**MATERIAL:**
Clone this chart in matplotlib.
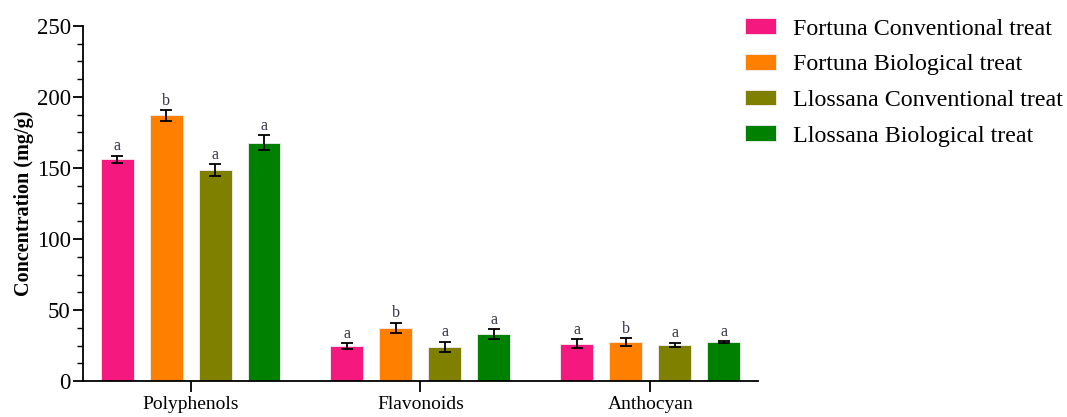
import numpy as np
import matplotlib.pyplot as plt
from matplotlib.ticker import MultipleLocator

plt.rcParams['font.family'] = ['Liberation Serif', 'DejaVu Serif']

categories = ['Polyphenols', 'Flavonoids', 'Anthocyan']
series = ['Fortuna Conventional treat', 'Fortuna Biological treat',
          'Llossana Conventional treat', 'Llossana Biological treat']
values = [[156, 24.6, 26.3],
          [187, 37.6, 27.7],
          [148.6, 24.2, 25.4],
          [167.6, 33.1, 27.3]]
errors = [[2.6, 2.1, 3.0],
          [3.6, 3.6, 2.7],
          [4.2, 3.4, 1.6],
          [5.3, 3.6, 0.6]]
letters = [['a', 'a', 'a'],
           ['b', 'b', 'b'],
           ['a', 'a', 'a'],
           ['a', 'a', 'a']]
colors = ['#F5187F', '#FF8000', '#808000', '#008000']

fig = plt.figure(figsize=(10.67, 4.17), dpi=100)
ax = fig.add_axes([0.078, 0.086, 0.632, 0.852])

x = np.arange(len(categories))
step = 0.213
width = 0.1435
for i in range(len(series)):
    pos = x + (i - 1.5) * step
    ax.bar(pos, values[i], width, color=colors[i], edgecolor='#f0f0f0',
           linewidth=0.6, label=series[i])
    ax.errorbar(pos, values[i], yerr=errors[i], fmt='none', ecolor='black',
                elinewidth=1.3, capsize=4, capthick=1.3)
    for p, v, e, t in zip(pos, values[i], errors[i], letters[i]):
        ax.text(p, v + e + 1.0, t, ha='center', va='bottom', fontsize=11.5,
                color='#333344')

ax.set_xlim(-0.467, 2.467)
ax.set_ylim(0, 250)
ax.set_xticks(x)
ax.set_xticklabels(categories, fontsize=14)
ax.yaxis.set_major_locator(MultipleLocator(50))
ax.yaxis.set_minor_locator(MultipleLocator(12.5))
ax.tick_params(axis='y', which='major', length=7, width=1.3, labelsize=16.5,
               pad=2)
ax.tick_params(axis='y', which='minor', length=4, width=1.0)
ax.tick_params(axis='x', length=8, width=1.3, pad=3)
ax.set_ylabel('Concentration (mg/g)', fontsize=14.5, fontweight='bold',
              labelpad=2)
for s in ['top', 'right']:
    ax.spines[s].set_visible(False)
for s in ['left', 'bottom']:
    ax.spines[s].set_linewidth(1.3)

fig.legend(loc='upper left', bbox_to_anchor=(0.678, 1.008), frameon=False,
           fontsize=17.3, handlelength=1.3, handleheight=0.63,
           labelspacing=0.6, handletextpad=0.7)

fig.savefig('out.png', dpi=100)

**EXERCISE GOAL:** All of the lines above should be printed exactly, minus the pictures.

**CORRECT RESULT:**
Clone this chart in matplotlib.
import numpy as np
import matplotlib.pyplot as plt
from matplotlib.ticker import MultipleLocator

plt.rcParams['font.family'] = ['Liberation Serif', 'DejaVu Serif']

categories = ['Polyphenols', 'Flavonoids', 'Anthocyan']
series = ['Fortuna Conventional treat', 'Fortuna Biological treat',
          'Llossana Conventional treat', 'Llossana Biological treat']
values = [[156, 24.6, 26.3],
          [187, 37.6, 27.7],
          [148.6, 24.2, 25.4],
          [167.6, 33.1, 27.3]]
errors = [[2.6, 2.1, 3.0],
          [3.6, 3.6, 2.7],
          [4.2, 3.4, 1.6],
          [5.3, 3.6, 0.6]]
letters = [['a', 'a', 'a'],
           ['b', 'b', 'b'],
           ['a', 'a', 'a'],
           ['a', 'a', 'a']]
colors = ['#F5187F', '#FF8000', '#808000', '#008000']

fig = plt.figure(figsize=(10.67, 4.17), dpi=100)
ax = fig.add_axes([0.078, 0.086, 0.632, 0.852])

x = np.arange(len(categories))
step = 0.213
width = 0.1435
for i in range(len(series)):
    pos = x + (i - 1.5) * step
    ax.bar(pos, values[i], width, color=colors[i], edgecolor='#f0f0f0',
           linewidth=0.6, label=series[i])
    ax.errorbar(pos, values[i], yerr=errors[i], fmt='none', ecolor='black',
                elinewidth=1.3, capsize=4, capthick=1.3)
    for p, v, e, t in zip(pos, values[i], errors[i], letters[i]):
        ax.text(p, v + e + 1.0, t, ha='center', va='bottom', fontsize=11.5,
                color='#333344')

ax.set_xlim(-0.467, 2.467)
ax.set_ylim(0, 250)
ax.set_xticks(x)
ax.set_xticklabels(categories, fontsize=14)
ax.yaxis.set_major_locator(MultipleLocator(50))
ax.yaxis.set_minor_locator(MultipleLocator(12.5))
ax.tick_params(axis='y', which='major', length=7, width=1.3, labelsize=16.5,
               pad=2)
ax.tick_params(axis='y', which='minor', length=4, width=1.0)
ax.tick_params(axis='x', length=8, width=1.3, pad=3)
ax.set_ylabel('Concentration (mg/g)', fontsize=14.5, fontweight='bold',
              labelpad=2)
for s in ['top', 'right']:
    ax.spines[s].set_visible(False)
for s in ['left', 'bottom']:
    ax.spines[s].set_linewidth(1.3)

fig.legend(loc='upper left', bbox_to_anchor=(0.678, 1.008), frameon=False,
           fontsize=17.3, handlelength=1.3, handleheight=0.63,
           labelspacing=0.6, handletextpad=0.7)

fig.savefig('out.png', dpi=100)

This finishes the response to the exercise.